The latter half of the nineteenth century is notorious among American historians for shady and tumultuous politics, particularly during presidential elections. The U.S. Marshal Service during this time was charged with monitoring polls on election days to ensure that the process ran smoothly and fairly. For many, especially for the marshals in the Southern states, this task was a heady one: African Americans had been given suffrage rights by the Constitution, but were still being turned away at the polls by state officials.
Upon looking at the “Appointment Files for Judicial Districts” series, I observed that the struggles at the polls were emphasized by the records as the focal point of several controversies involving federal and state authority. I was perusing through one particular case of a marshal in Missouri who was accused of acting outside his jurisdiction by enforcing fair elections when I noticed an interesting parallel to another case I had been looking for. This marshal’s name was J.E.D. Couzins of St. Louis, who shared the last name and hometown of the famous Phoebe Couzins, the first female marshal and the first female to pass a U.S. Bar Exam. J.E.D. Couzins was Phoebe’s father, and was the one who appointed her to the office of Deputy Marshal for Missouri.
The circumstances of her appointment were also very interesting. The Election of 1884, during J.E.D. Couzins’s stint as Marshal, promised to be tumultuous and controversial. Black suffrage was a relatively new concept and political tensions were at an all-time high. Marshal Couzins took it upon himself to appoint several special deputies for the sole purpose of monitoring the legality of all votes cast and maintaining order. He issued a pamphlet with explicit instructions for his deputies (among them, daughter Phoebe), including orders to immediately arrest anyone casting an illegal vote, to prevent illegal votes from being submitted at all costs, and to arrest anyone who caused any disturbance in the polling area.

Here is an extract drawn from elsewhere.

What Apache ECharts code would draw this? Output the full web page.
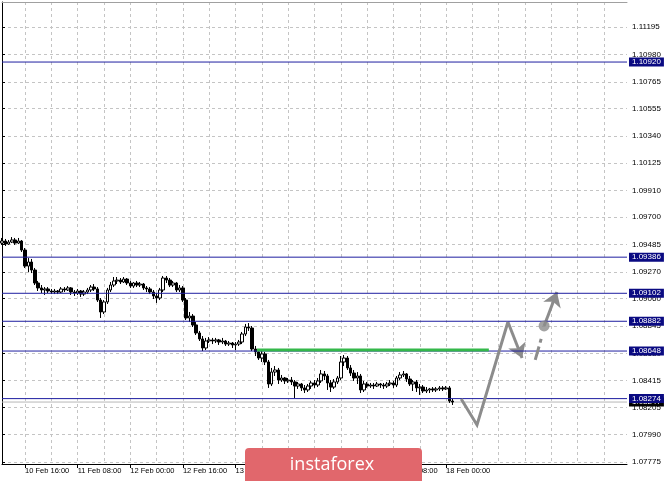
<!DOCTYPE html>
<html><head><meta charset="utf-8">
<script src="https://cdn.jsdelivr.net/npm/echarts@6/dist/echarts.min.js"></script>
<style>html,body{margin:0;padding:0;background:#fff}#c{width:665px;height:481px}</style>
</head><body><div id="c"></div>
<script>
// ---- data (EURUSD H1) ----
const opens = [1.09497,1.09513,1.09489,1.09505,1.09521,1.09497,1.09513,1.09442,1.09316,1.09348,
 1.09285,1.09183,1.09144,1.09128,1.09136,1.09120,1.09112,1.09120,1.09112,1.09136,
 1.09128,1.09144,1.09112,1.09104,1.09120,1.09096,1.09112,1.09128,1.09151,1.09136,
 1.09049,1.08955,1.09034,1.09128,1.09167,1.09199,1.09206,1.09191,1.09214,1.09183,
 1.09159,1.09183,1.09167,1.09175,1.09144,1.09136,1.09112,1.09081,1.09065,1.09128,
 1.09222,1.09206,1.09167,1.09183,1.09128,1.09144,1.09049,1.08908,1.08923,1.08853,
 1.08790,1.08743,1.08672,1.08727,1.08735,1.08727,1.08735,1.08719,1.08727,1.08703,
 1.08711,1.08696,1.08703,1.08719,1.08782,1.08837,1.08829,1.08664,1.08641,1.08593,
 1.08625,1.08562,1.08389,1.08483,1.08499,1.08420,1.08436,1.08413,1.08420,1.08405,
 1.08373,1.08389,1.08358,1.08342,1.08373,1.08397,1.08381,1.08413,1.08468,1.08452,
 1.08397,1.08365,1.08405,1.08436,1.08562,1.08593,1.08515,1.08475,1.08436,1.08452,
 1.08342,1.08389,1.08373,1.08381,1.08373,1.08389,1.08381,1.08373,1.08389,1.08397,
 1.08381,1.08436,1.08460,1.08468,1.08428,1.08389,1.08405,1.08358,1.08365,1.08334,
 1.08342,1.08350,1.08342,1.08350,1.08358,1.08350,1.08358,1.08255];
const closes = [1.09513,1.09489,1.09505,1.09521,1.09497,1.09513,1.09442,1.09316,1.09348,1.09285,
 1.09183,1.09144,1.09128,1.09136,1.09120,1.09112,1.09120,1.09112,1.09136,1.09128,
 1.09144,1.09112,1.09104,1.09120,1.09096,1.09112,1.09128,1.09151,1.09136,1.09049,
 1.08955,1.09034,1.09128,1.09167,1.09199,1.09206,1.09191,1.09214,1.09183,1.09159,
 1.09183,1.09167,1.09175,1.09144,1.09136,1.09112,1.09081,1.09065,1.09128,1.09222,
 1.09206,1.09167,1.09183,1.09128,1.09144,1.09049,1.08908,1.08923,1.08853,1.08790,
 1.08743,1.08672,1.08727,1.08735,1.08727,1.08735,1.08719,1.08727,1.08703,1.08711,
 1.08696,1.08703,1.08719,1.08782,1.08837,1.08829,1.08664,1.08641,1.08593,1.08625,
 1.08562,1.08389,1.08483,1.08499,1.08420,1.08436,1.08413,1.08420,1.08405,1.08373,
 1.08389,1.08358,1.08342,1.08373,1.08397,1.08381,1.08413,1.08468,1.08452,1.08397,
 1.08365,1.08405,1.08436,1.08562,1.08593,1.08515,1.08475,1.08436,1.08452,1.08342,
 1.08389,1.08373,1.08381,1.08373,1.08389,1.08381,1.08373,1.08389,1.08397,1.08381,
 1.08436,1.08460,1.08468,1.08428,1.08389,1.08405,1.08358,1.08365,1.08334,1.08342,
 1.08350,1.08342,1.08350,1.08358,1.08350,1.08358,1.08255,1.08247];
const highs = [1.09537,1.09529,1.09521,1.09544,1.09537,1.09537,1.09521,1.09458,1.09379,1.09372,
 1.09301,1.09199,1.09167,1.09151,1.09151,1.09136,1.09136,1.09128,1.09151,1.09151,
 1.09159,1.09151,1.09128,1.09136,1.09128,1.09128,1.09144,1.09167,1.09175,1.09151,
 1.09065,1.09049,1.09144,1.09191,1.09230,1.09230,1.09222,1.09230,1.09222,1.09199,
 1.09191,1.09199,1.09191,1.09183,1.09159,1.09151,1.09128,1.09104,1.09144,1.09238,
 1.09238,1.09222,1.09199,1.09191,1.09167,1.09159,1.09065,1.08955,1.08939,1.08876,
 1.08806,1.08766,1.08751,1.08758,1.08751,1.08751,1.08743,1.08751,1.08735,1.08727,
 1.08719,1.08719,1.08735,1.08798,1.08861,1.08868,1.08845,1.08688,1.08664,1.08656,
 1.08641,1.08578,1.08515,1.08530,1.08515,1.08460,1.08444,1.08436,1.08444,1.08420,
 1.08405,1.08397,1.08381,1.08389,1.08413,1.08420,1.08436,1.08499,1.08491,1.08468,
 1.08420,1.08428,1.08452,1.08609,1.08617,1.08609,1.08538,1.08499,1.08483,1.08468,
 1.08413,1.08405,1.08397,1.08397,1.08405,1.08397,1.08397,1.08405,1.08420,1.08413,
 1.08452,1.08483,1.08491,1.08475,1.08452,1.08420,1.08420,1.08389,1.08381,1.08365,
 1.08358,1.08365,1.08365,1.08373,1.08373,1.08373,1.08373,1.08271];
const lows = [1.09482,1.09474,1.09482,1.09497,1.09482,1.09489,1.09427,1.09301,1.09269,1.09261,
 1.09167,1.09120,1.09104,1.09089,1.09104,1.09096,1.09096,1.09096,1.09104,1.09112,
 1.09120,1.09089,1.09081,1.09089,1.09073,1.09081,1.09096,1.09112,1.09120,1.09034,
 1.08908,1.08939,1.09018,1.09112,1.09151,1.09175,1.09175,1.09183,1.09167,1.09144,
 1.09144,1.09151,1.09151,1.09128,1.09112,1.09096,1.09057,1.09026,1.09049,1.09112,
 1.09183,1.09151,1.09151,1.09112,1.09112,1.09034,1.08892,1.08876,1.08837,1.08774,
 1.08727,1.08648,1.08656,1.08711,1.08703,1.08711,1.08696,1.08703,1.08688,1.08688,
 1.08672,1.08656,1.08688,1.08703,1.08766,1.08806,1.08648,1.08609,1.08578,1.08562,
 1.08538,1.08358,1.08373,1.08452,1.08389,1.08405,1.08389,1.08397,1.08381,1.08279,
 1.08350,1.08334,1.08318,1.08326,1.08350,1.08358,1.08365,1.08397,1.08420,1.08342,
 1.08326,1.08350,1.08389,1.08420,1.08530,1.08499,1.08452,1.08413,1.08389,1.08318,
 1.08326,1.08358,1.08358,1.08350,1.08365,1.08358,1.08350,1.08358,1.08373,1.08358,
 1.08365,1.08420,1.08444,1.08405,1.08373,1.08334,1.08326,1.08303,1.08318,1.08318,
 1.08318,1.08326,1.08326,1.08334,1.08334,1.08342,1.08240,1.08224];

const levels = [1.10920, 1.09386, 1.09102, 1.08882, 1.08648, 1.08274];
const bidPrice = 1.08247;
const yTicks = [1.07775,1.07990,1.08205,1.08415,1.08630,1.08845,1.09060,1.09270,1.09485,
  1.09700,1.09910,1.10125,1.10340,1.10555,1.10765,1.10980,1.11195];
const xTickLabels = ['10 Feb 16:00','11 Feb 08:00','12 Feb 00:00','12 Feb 16:00','13 Feb 08:00',
  '14 Feb 00:00','14 Feb 16:00','17 Feb 08:00','18 Feb 00:00'];
const xGridHours = ['00','08','16'];

// hand-drawn forecast (bar index, price)
const greenX = [77.5, 148];
const greenY = [1.08656, 1.08656];
const zigX = [139.6, 144.4, 153.8];
const zigY = [1.08271, 1.08067, 1.08876];
const arrowDown = [[153.8, 1.08876], [158.1, 1.08593]];
const dashX = [162.1, 163.9];
const dashY = [1.08578, 1.08743];
const dot = [164.8, 1.08845];
const arrowUp = [[164.8, 1.08845], [168.7, 1.09112]];

// ---- categories: hourly bars, weekend skipped ----
const NBARS = 191;
const cats = [];
let d = 10, h = 9;
for (let k = 0; k < NBARS; k++) {
  cats.push(d + ' Feb ' + String(h).padStart(2, '0') + ':00');
  h++; if (h === 24) { h = 0; d++; if (d === 15) d = 17; }
}
const labelIdx = xTickLabels.map(l => cats.indexOf(l));
const gridIdx = [];
cats.forEach((c, i) => { if (xGridHours.includes(c.slice(-5, -3))) gridIdx.push(i); });
const candles = opens.map((o, i) => [o, closes[i], lows[i], highs[i]]);

const FONT = 'Liberation Sans';
const GRID = {color: '#c4c4c4', type: [3, 3], width: 1};
const BLUE = '#1e1ea0';

function levelSeries(v, lineColor, boxColor, z) {
  return {
    type: 'line', xAxisIndex: 1, z: z, silent: true, symbol: 'none',
    data: [[0, v], [NBARS - 1, v]],
    lineStyle: {color: lineColor, width: 1},
    endLabel: {show: true, distance: 2, formatter: () => v.toFixed(5),
      backgroundColor: boxColor, color: '#fff', fontSize: 8, fontFamily: FONT, padding: [1, 3, 0, 3]}
  };
}

const chart = echarts.init(document.getElementById('c'), null, {renderer: 'canvas'});
chart.setOption({
  animation: false,
  backgroundColor: '#fff',
  grid: {left: 2, right: 38, top: 2, bottom: 17},
  xAxis: [{
    type: 'category', data: cats, boundaryGap: false, position: 'bottom',
    axisLine: {lineStyle: {color: '#000', width: 1}},
    axisTick: {show: false}, axisLabel: {show: false}, splitLine: {show: false}
  }, {
    type: 'value', min: 0, max: NBARS - 1, position: 'bottom',
    axisLine: {show: false},
    axisTick: {show: true, customValues: labelIdx, length: 4, lineStyle: {color: '#000'}},
    axisLabel: {customValues: labelIdx, formatter: v => cats[Math.round(v)], align: 'left', margin: 3,
      fontSize: 7.5, fontFamily: FONT, color: '#000'},
    splitLine: {show: false}
  }, {
    type: 'value', min: 0, max: NBARS - 1, position: 'top',
    axisLine: {show: true, lineStyle: {color: '#a0a0a0'}},
    axisTick: {show: false, customValues: gridIdx}, axisLabel: {show: false},
    splitLine: {show: true, lineStyle: GRID}
  }],
  yAxis: {
    type: 'value', position: 'right', min: 1.07760, max: 1.11392,
    axisLine: {show: true, lineStyle: {color: '#000'}},
    axisTick: {show: true, customValues: yTicks, length: 3, lineStyle: {color: '#000'}},
    axisLabel: {customValues: yTicks, formatter: v => v.toFixed(5), margin: 5,
      fontSize: 8, fontFamily: FONT, color: '#000'},
    splitLine: {show: true, lineStyle: GRID}
  },
  series: [
    levelSeries(bidPrice, '#b8b8b8', '#000', 3),
    {
      type: 'candlestick', data: candles, barWidth: 3, z: 4,
      itemStyle: {color: '#fff', color0: '#000', borderColor: '#000', borderColor0: '#000', borderWidth: 1}
    },
    ...levels.map(v => levelSeries(v, BLUE, '#0a0a82', 5)),
    {
      type: 'line', xAxisIndex: 1, z: 6, silent: true, symbol: 'none',
      data: greenX.map((x, i) => [x, greenY[i]]),
      lineStyle: {color: '#34b84a', width: 3}
    },
    {
      type: 'line', xAxisIndex: 1, z: 7, silent: true, symbol: 'none',
      data: zigX.map((x, i) => [x, zigY[i]]),
      lineStyle: {color: '#8c8c8c', width: 3, join: 'miter'},
      markLine: {
        silent: true, animation: false, precision: 5, symbol: ['none', 'arrow'], symbolSize: 14,
        lineStyle: {color: '#8c8c8c', width: 3, type: 'solid'},
        label: {show: false}, emphasis: {disabled: true},
        data: [
          [{coord: arrowDown[0]}, {coord: arrowDown[1]}],
          [{coord: arrowUp[0]}, {coord: arrowUp[1]}]
        ]
      }
    },
    {
      type: 'line', xAxisIndex: 1, z: 7, silent: true, symbol: 'none',
      data: dashX.map((x, i) => [x, dashY[i]]),
      lineStyle: {color: '#8c8c8c', width: 3, type: [14, 4]}
    },
    {
      type: 'scatter', xAxisIndex: 1, z: 8, silent: true,
      data: [dot], symbolSize: 11, itemStyle: {color: '#8c8c8c'}
    }
  ],
  graphic: [
    {type: 'rect', shape: {x: 245, y: 448, width: 177, height: 44, r: 4},
      style: {fill: '#e1676c'}, z: 100},
    {type: 'text', x: 332, y: 465, z: 101,
      style: {text: 'instaforex', fill: '#fff', font: '18px "Open Sans"', align: 'center', verticalAlign: 'middle'}}
  ]
});
</script></body></html>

The act of appointing special deputies with free rein was not received well by several critics and state officials. Many asserted that it was unconstitutional for a marshal to appoint deputies for elections when there would already be state-appointed “elections supervisors” present. Others took issue with the nature of the instructions, saying that marshals had no authority to immediately arrest individuals (without a warrant) who were merely suspected of casting an illegal vote. These actions themselves were seen as interfering with the electoral process and should be restricted. This controversy was the ultimate demise of Couzins’ career as Marshal. His daughter, Phoebe, however, remained in the service at the request of several St. Louis citizens.
Even though she was appointed for such a controversial reason, she went on to add another “first” to her list: first female Marshal of the United States.
This post is based on documentation found in the series Appointment Files for Judicial Districts, 1853-1905, (NAID 734590), Office of the Attorney General, Department of Justice. Record Group 60, General Records of the Department of Justice.
One thought on “Elections and Connections: The Appointment of Phoebe Couzins, the First Female Marshal”
Hi – I thought that John E.D. Couzins died in office and that’s why Phoebe filled in for him. Is this true or not? The article makes it sound like Couzins was dismissed from the Marshal’s Service.